What you are asked to do:
Leave out the images; return the rest of the data exactly.

Material provided:
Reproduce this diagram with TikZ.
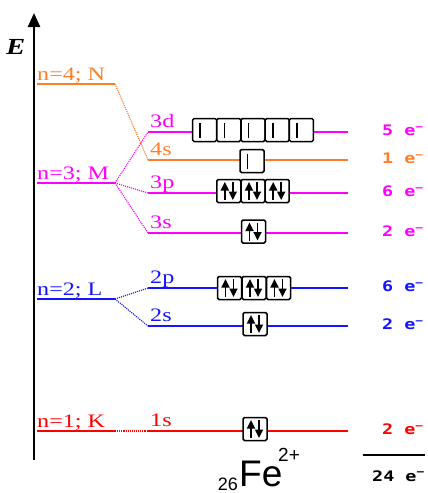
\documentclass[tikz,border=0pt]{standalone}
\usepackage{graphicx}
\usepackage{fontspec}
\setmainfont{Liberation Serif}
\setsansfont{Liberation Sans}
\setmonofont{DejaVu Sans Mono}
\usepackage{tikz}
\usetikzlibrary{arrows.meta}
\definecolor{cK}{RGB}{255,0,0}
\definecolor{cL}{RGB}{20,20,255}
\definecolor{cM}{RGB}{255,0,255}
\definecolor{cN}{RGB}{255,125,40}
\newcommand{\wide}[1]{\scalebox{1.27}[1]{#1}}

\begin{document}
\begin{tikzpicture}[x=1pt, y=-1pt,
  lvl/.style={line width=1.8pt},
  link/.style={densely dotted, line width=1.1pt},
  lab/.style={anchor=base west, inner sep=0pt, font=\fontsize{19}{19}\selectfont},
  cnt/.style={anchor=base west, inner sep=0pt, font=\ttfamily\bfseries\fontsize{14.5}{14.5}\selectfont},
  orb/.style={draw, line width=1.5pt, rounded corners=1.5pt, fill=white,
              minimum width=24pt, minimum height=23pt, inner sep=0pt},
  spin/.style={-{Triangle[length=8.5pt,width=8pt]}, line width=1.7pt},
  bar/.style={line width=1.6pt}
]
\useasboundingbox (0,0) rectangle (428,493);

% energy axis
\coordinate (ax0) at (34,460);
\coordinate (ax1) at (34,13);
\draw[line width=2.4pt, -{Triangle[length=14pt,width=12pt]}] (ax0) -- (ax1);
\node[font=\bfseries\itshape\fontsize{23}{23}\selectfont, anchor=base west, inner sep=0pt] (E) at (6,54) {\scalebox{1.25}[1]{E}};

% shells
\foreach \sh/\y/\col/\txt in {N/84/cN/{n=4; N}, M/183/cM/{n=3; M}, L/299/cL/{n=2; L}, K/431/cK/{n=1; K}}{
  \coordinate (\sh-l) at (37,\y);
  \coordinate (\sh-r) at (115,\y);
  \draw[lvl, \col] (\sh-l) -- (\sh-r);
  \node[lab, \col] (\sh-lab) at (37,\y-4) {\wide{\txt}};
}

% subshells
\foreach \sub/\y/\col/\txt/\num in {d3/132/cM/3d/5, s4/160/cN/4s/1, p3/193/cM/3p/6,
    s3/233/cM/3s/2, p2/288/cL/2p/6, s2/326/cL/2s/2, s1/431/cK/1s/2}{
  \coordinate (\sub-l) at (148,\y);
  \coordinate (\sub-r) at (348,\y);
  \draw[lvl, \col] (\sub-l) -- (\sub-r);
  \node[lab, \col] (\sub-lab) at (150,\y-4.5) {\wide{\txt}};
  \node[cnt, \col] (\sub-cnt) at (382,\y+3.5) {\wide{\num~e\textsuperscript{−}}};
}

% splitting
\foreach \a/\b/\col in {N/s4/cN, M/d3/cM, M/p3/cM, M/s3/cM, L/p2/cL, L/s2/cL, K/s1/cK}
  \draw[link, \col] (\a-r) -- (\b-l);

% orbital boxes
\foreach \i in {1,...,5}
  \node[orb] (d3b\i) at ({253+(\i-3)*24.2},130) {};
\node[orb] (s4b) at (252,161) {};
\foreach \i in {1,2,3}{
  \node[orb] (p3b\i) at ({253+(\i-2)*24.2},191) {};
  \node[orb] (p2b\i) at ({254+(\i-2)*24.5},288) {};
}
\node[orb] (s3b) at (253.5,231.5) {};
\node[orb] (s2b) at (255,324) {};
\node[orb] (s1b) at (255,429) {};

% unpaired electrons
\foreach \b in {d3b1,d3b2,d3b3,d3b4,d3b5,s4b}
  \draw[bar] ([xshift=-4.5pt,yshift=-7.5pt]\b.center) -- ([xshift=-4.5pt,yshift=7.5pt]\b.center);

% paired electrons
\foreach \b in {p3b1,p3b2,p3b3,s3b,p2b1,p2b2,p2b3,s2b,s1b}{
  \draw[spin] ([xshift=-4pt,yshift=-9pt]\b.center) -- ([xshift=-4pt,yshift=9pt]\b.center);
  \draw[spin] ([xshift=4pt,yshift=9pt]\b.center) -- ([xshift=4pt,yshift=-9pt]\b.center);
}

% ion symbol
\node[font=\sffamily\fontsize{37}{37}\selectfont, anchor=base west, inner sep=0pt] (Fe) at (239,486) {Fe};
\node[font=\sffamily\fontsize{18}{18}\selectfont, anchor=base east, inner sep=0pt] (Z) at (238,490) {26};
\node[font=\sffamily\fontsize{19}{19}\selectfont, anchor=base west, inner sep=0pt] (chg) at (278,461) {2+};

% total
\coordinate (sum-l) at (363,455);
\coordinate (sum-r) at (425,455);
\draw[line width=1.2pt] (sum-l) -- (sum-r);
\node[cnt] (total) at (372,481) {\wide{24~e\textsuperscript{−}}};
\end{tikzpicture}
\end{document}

Finished exercise:
Reproduce this diagram with TikZ.
\documentclass[tikz,border=0pt]{standalone}
\usepackage{graphicx}
\usepackage{fontspec}
\setmainfont{Liberation Serif}
\setsansfont{Liberation Sans}
\setmonofont{DejaVu Sans Mono}
\usepackage{tikz}
\usetikzlibrary{arrows.meta}
\definecolor{cK}{RGB}{255,0,0}
\definecolor{cL}{RGB}{20,20,255}
\definecolor{cM}{RGB}{255,0,255}
\definecolor{cN}{RGB}{255,125,40}
\newcommand{\wide}[1]{\scalebox{1.27}[1]{#1}}

\begin{document}
\begin{tikzpicture}[x=1pt, y=-1pt,
  lvl/.style={line width=1.8pt},
  link/.style={densely dotted, line width=1.1pt},
  lab/.style={anchor=base west, inner sep=0pt, font=\fontsize{19}{19}\selectfont},
  cnt/.style={anchor=base west, inner sep=0pt, font=\ttfamily\bfseries\fontsize{14.5}{14.5}\selectfont},
  orb/.style={draw, line width=1.5pt, rounded corners=1.5pt, fill=white,
              minimum width=24pt, minimum height=23pt, inner sep=0pt},
  spin/.style={-{Triangle[length=8.5pt,width=8pt]}, line width=1.7pt},
  bar/.style={line width=1.6pt}
]
\useasboundingbox (0,0) rectangle (428,493);

% energy axis
\coordinate (ax0) at (34,460);
\coordinate (ax1) at (34,13);
\draw[line width=2.4pt, -{Triangle[length=14pt,width=12pt]}] (ax0) -- (ax1);
\node[font=\bfseries\itshape\fontsize{23}{23}\selectfont, anchor=base west, inner sep=0pt] (E) at (6,54) {\scalebox{1.25}[1]{E}};

% shells
\foreach \sh/\y/\col/\txt in {N/84/cN/{n=4; N}, M/183/cM/{n=3; M}, L/299/cL/{n=2; L}, K/431/cK/{n=1; K}}{
  \coordinate (\sh-l) at (37,\y);
  \coordinate (\sh-r) at (115,\y);
  \draw[lvl, \col] (\sh-l) -- (\sh-r);
  \node[lab, \col] (\sh-lab) at (37,\y-4) {\wide{\txt}};
}

% subshells
\foreach \sub/\y/\col/\txt/\num in {d3/132/cM/3d/5, s4/160/cN/4s/1, p3/193/cM/3p/6,
    s3/233/cM/3s/2, p2/288/cL/2p/6, s2/326/cL/2s/2, s1/431/cK/1s/2}{
  \coordinate (\sub-l) at (148,\y);
  \coordinate (\sub-r) at (348,\y);
  \draw[lvl, \col] (\sub-l) -- (\sub-r);
  \node[lab, \col] (\sub-lab) at (150,\y-4.5) {\wide{\txt}};
  \node[cnt, \col] (\sub-cnt) at (382,\y+3.5) {\wide{\num~e\textsuperscript{−}}};
}

% splitting
\foreach \a/\b/\col in {N/s4/cN, M/d3/cM, M/p3/cM, M/s3/cM, L/p2/cL, L/s2/cL, K/s1/cK}
  \draw[link, \col] (\a-r) -- (\b-l);

% orbital boxes
\foreach \i in {1,...,5}
  \node[orb] (d3b\i) at ({253+(\i-3)*24.2},130) {};
\node[orb] (s4b) at (252,161) {};
\foreach \i in {1,2,3}{
  \node[orb] (p3b\i) at ({253+(\i-2)*24.2},191) {};
  \node[orb] (p2b\i) at ({254+(\i-2)*24.5},288) {};
}
\node[orb] (s3b) at (253.5,231.5) {};
\node[orb] (s2b) at (255,324) {};
\node[orb] (s1b) at (255,429) {};

% unpaired electrons
\foreach \b in {d3b1,d3b2,d3b3,d3b4,d3b5,s4b}
  \draw[bar] ([xshift=-4.5pt,yshift=-7.5pt]\b.center) -- ([xshift=-4.5pt,yshift=7.5pt]\b.center);

% paired electrons
\foreach \b in {p3b1,p3b2,p3b3,s3b,p2b1,p2b2,p2b3,s2b,s1b}{
  \draw[spin] ([xshift=-4pt,yshift=-9pt]\b.center) -- ([xshift=-4pt,yshift=9pt]\b.center);
  \draw[spin] ([xshift=4pt,yshift=9pt]\b.center) -- ([xshift=4pt,yshift=-9pt]\b.center);
}

% ion symbol
\node[font=\sffamily\fontsize{37}{37}\selectfont, anchor=base west, inner sep=0pt] (Fe) at (239,486) {Fe};
\node[font=\sffamily\fontsize{18}{18}\selectfont, anchor=base east, inner sep=0pt] (Z) at (238,490) {26};
\node[font=\sffamily\fontsize{19}{19}\selectfont, anchor=base west, inner sep=0pt] (chg) at (278,461) {2+};

% total
\coordinate (sum-l) at (363,455);
\coordinate (sum-r) at (425,455);
\draw[line width=1.2pt] (sum-l) -- (sum-r);
\node[cnt] (total) at (372,481) {\wide{24~e\textsuperscript{−}}};
\end{tikzpicture}
\end{document}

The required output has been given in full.